■ Instructions for the task: Consider the listing below. Extract exactly the lines from the line containing "Reproduce this chart" to the line containing "Serif', 'Times New", both included.

■ Data for this task:
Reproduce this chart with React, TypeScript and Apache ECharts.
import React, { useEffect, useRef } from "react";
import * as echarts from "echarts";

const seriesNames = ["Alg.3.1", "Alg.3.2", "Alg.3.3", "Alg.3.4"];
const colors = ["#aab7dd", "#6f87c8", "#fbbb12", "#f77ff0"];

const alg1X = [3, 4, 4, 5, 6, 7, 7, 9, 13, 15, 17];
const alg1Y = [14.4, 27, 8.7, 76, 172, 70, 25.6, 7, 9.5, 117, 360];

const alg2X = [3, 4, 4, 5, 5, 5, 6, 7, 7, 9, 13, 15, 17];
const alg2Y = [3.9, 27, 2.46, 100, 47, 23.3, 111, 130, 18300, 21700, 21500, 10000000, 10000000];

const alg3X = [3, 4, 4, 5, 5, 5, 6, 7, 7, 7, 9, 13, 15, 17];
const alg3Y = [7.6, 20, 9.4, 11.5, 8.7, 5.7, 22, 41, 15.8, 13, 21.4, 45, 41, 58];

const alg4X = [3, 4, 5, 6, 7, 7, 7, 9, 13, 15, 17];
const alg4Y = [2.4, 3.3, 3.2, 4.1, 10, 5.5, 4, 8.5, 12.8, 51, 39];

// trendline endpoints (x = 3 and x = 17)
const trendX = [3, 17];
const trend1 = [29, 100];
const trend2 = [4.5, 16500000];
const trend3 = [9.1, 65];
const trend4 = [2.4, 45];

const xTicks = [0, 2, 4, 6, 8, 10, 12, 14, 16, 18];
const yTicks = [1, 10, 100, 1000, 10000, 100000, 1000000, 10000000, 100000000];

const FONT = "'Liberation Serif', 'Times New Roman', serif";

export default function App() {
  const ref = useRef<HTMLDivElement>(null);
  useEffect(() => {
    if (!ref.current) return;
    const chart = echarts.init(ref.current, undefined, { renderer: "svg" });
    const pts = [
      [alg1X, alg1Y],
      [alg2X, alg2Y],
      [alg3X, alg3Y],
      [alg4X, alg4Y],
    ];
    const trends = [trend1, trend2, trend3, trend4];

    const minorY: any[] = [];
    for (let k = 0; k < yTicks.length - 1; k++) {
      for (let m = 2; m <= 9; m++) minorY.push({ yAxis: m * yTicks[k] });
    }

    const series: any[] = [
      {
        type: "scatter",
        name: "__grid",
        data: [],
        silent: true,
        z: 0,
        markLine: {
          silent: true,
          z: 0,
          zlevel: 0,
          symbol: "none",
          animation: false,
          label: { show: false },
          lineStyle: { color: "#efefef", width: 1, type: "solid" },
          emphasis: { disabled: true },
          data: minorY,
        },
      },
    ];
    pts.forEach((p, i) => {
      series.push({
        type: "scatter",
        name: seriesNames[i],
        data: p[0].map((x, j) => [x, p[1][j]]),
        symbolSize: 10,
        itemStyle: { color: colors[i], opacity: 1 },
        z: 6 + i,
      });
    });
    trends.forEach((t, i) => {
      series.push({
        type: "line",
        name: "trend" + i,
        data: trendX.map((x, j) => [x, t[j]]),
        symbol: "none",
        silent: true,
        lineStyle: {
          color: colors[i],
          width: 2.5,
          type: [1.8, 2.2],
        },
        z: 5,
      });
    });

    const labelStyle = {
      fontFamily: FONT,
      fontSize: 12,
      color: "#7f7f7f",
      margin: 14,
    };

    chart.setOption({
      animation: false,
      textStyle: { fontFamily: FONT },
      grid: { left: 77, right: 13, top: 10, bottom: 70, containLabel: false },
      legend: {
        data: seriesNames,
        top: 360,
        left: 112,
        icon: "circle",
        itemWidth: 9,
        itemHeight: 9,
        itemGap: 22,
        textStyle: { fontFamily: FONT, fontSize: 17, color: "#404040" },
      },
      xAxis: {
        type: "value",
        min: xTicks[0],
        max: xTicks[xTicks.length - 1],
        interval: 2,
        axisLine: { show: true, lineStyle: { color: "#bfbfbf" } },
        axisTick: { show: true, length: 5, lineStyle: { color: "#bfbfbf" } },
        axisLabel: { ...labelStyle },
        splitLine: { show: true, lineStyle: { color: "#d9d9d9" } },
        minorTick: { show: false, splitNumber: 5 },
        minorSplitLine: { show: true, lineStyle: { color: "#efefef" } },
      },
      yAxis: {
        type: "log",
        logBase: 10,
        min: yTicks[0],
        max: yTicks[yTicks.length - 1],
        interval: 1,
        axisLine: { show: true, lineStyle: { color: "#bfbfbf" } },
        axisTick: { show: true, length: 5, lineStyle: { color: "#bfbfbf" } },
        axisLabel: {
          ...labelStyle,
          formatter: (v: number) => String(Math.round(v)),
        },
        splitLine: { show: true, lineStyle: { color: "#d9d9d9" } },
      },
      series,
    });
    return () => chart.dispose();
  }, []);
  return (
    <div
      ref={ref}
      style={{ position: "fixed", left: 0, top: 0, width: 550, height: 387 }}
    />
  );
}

...

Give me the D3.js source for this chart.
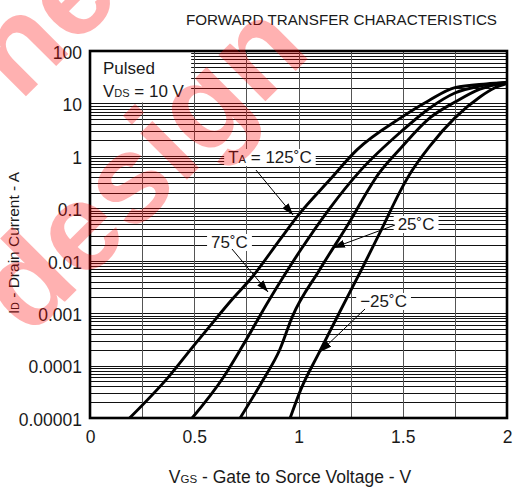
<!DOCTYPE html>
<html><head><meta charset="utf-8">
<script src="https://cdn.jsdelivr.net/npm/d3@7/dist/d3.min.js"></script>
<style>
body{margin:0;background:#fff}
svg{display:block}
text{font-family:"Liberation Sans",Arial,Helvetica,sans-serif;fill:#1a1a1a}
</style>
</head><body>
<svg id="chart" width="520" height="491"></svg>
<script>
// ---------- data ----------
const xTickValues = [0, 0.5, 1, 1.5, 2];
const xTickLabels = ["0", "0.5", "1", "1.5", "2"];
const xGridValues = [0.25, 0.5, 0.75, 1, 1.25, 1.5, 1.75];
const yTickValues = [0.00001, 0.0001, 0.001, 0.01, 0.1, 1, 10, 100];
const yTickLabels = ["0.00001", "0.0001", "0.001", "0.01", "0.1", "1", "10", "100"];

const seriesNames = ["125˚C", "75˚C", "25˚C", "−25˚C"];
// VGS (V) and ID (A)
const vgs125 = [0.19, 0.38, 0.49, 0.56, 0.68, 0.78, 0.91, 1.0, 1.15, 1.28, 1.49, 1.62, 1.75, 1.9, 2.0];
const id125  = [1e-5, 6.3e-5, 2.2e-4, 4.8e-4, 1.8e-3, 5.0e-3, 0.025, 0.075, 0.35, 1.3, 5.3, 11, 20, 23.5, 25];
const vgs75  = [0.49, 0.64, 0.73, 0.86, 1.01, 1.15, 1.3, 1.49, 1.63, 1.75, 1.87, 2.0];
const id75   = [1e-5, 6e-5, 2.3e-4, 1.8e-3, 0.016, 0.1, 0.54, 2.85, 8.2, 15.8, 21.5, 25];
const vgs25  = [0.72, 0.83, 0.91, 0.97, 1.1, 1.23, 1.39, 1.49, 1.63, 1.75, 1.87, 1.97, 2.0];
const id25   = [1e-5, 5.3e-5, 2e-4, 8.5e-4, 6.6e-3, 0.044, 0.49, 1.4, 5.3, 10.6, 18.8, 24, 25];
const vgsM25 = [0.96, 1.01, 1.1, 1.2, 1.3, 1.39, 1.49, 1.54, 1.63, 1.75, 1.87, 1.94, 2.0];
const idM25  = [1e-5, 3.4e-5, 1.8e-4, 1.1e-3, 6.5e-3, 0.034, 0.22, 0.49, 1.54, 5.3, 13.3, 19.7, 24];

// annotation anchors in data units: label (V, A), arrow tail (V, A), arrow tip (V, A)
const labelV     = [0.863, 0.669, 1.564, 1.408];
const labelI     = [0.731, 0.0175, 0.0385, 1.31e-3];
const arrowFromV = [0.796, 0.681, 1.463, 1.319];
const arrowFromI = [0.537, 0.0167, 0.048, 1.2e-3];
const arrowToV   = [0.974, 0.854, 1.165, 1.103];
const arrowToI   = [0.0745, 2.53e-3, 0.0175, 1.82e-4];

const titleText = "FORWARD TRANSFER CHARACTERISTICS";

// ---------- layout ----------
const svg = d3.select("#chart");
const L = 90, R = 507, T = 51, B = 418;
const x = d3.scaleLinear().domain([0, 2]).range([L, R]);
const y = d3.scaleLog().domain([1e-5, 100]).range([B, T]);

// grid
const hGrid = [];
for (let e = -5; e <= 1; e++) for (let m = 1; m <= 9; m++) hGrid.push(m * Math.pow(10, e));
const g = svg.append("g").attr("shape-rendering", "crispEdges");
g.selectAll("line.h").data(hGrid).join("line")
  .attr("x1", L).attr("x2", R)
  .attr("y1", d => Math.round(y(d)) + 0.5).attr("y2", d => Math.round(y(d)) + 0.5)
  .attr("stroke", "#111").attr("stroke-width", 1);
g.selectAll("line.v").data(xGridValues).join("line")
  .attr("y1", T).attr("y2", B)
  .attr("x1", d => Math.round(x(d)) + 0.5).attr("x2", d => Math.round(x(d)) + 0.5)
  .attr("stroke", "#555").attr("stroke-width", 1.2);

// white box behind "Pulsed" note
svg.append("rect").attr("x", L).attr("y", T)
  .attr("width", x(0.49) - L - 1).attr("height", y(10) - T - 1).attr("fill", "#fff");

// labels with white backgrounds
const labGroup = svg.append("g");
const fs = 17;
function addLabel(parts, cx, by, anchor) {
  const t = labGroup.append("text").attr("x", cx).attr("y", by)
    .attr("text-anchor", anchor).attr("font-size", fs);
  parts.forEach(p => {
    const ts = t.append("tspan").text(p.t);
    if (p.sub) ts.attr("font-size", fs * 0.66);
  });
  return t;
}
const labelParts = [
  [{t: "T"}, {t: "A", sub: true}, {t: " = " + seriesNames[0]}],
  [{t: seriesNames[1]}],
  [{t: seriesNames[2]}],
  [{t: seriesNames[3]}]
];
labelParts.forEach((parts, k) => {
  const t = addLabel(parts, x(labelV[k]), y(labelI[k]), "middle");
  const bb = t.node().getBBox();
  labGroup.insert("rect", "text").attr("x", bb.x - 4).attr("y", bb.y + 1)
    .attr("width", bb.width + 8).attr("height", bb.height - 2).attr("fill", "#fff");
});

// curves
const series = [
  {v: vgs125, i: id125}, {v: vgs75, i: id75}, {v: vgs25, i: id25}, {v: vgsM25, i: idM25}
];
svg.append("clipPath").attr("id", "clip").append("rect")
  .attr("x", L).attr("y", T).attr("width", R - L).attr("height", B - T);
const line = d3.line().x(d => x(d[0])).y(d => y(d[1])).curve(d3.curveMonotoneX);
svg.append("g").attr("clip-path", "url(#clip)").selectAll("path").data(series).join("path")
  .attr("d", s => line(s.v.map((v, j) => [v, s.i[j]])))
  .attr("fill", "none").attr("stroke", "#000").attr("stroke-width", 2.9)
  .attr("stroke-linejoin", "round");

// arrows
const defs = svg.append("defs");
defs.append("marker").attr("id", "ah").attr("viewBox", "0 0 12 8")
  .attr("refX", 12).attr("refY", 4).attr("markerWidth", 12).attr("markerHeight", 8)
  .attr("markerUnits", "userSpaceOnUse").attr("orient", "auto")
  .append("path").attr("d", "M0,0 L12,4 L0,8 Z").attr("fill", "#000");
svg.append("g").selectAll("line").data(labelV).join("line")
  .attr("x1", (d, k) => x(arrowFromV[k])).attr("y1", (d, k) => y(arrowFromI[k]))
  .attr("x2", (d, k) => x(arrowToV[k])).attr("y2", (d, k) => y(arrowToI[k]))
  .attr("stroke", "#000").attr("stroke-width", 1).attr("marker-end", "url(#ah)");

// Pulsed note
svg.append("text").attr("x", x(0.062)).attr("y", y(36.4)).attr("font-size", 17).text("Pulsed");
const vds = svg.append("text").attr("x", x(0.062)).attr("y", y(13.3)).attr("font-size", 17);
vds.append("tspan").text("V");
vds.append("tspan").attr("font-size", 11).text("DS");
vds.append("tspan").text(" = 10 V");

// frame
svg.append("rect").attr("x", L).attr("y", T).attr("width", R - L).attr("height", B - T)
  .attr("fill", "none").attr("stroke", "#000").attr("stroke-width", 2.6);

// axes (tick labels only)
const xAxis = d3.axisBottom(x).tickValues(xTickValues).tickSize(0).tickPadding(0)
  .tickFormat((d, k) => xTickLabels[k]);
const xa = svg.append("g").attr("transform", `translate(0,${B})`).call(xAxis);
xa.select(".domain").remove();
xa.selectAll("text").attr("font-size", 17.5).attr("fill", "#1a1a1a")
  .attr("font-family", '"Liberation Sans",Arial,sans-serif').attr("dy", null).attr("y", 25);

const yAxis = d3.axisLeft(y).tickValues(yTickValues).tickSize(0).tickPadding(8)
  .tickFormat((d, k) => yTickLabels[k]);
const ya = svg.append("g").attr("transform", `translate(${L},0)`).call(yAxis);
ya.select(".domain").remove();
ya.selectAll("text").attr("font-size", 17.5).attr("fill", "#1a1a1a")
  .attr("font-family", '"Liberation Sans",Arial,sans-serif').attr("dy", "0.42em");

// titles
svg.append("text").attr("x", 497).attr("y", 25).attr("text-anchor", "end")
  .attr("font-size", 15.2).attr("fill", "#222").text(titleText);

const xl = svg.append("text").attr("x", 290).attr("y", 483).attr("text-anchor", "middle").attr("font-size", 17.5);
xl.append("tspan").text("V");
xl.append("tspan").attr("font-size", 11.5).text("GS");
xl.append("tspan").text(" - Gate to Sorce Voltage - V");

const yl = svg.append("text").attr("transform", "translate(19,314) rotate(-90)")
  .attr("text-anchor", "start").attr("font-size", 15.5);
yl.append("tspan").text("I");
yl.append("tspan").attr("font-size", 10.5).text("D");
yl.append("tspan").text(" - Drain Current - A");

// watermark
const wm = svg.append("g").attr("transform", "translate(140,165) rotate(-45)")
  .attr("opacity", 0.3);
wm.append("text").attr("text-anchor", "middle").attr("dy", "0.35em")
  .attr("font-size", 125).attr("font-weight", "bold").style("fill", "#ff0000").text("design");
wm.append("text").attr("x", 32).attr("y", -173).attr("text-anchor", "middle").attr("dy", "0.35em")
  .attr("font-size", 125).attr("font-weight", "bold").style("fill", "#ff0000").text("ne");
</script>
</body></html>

■ Finished answer:
Reproduce this chart with React, TypeScript and Apache ECharts.
import React, { useEffect, useRef } from "react";
import * as echarts from "echarts";

const seriesNames = ["Alg.3.1", "Alg.3.2", "Alg.3.3", "Alg.3.4"];
const colors = ["#aab7dd", "#6f87c8", "#fbbb12", "#f77ff0"];

const alg1X = [3, 4, 4, 5, 6, 7, 7, 9, 13, 15, 17];
const alg1Y = [14.4, 27, 8.7, 76, 172, 70, 25.6, 7, 9.5, 117, 360];

const alg2X = [3, 4, 4, 5, 5, 5, 6, 7, 7, 9, 13, 15, 17];
const alg2Y = [3.9, 27, 2.46, 100, 47, 23.3, 111, 130, 18300, 21700, 21500, 10000000, 10000000];

const alg3X = [3, 4, 4, 5, 5, 5, 6, 7, 7, 7, 9, 13, 15, 17];
const alg3Y = [7.6, 20, 9.4, 11.5, 8.7, 5.7, 22, 41, 15.8, 13, 21.4, 45, 41, 58];

const alg4X = [3, 4, 5, 6, 7, 7, 7, 9, 13, 15, 17];
const alg4Y = [2.4, 3.3, 3.2, 4.1, 10, 5.5, 4, 8.5, 12.8, 51, 39];

// trendline endpoints (x = 3 and x = 17)
const trendX = [3, 17];
const trend1 = [29, 100];
const trend2 = [4.5, 16500000];
const trend3 = [9.1, 65];
const trend4 = [2.4, 45];

const xTicks = [0, 2, 4, 6, 8, 10, 12, 14, 16, 18];
const yTicks = [1, 10, 100, 1000, 10000, 100000, 1000000, 10000000, 100000000];

const FONT = "'Liberation Serif', 'Times New Roman', serif";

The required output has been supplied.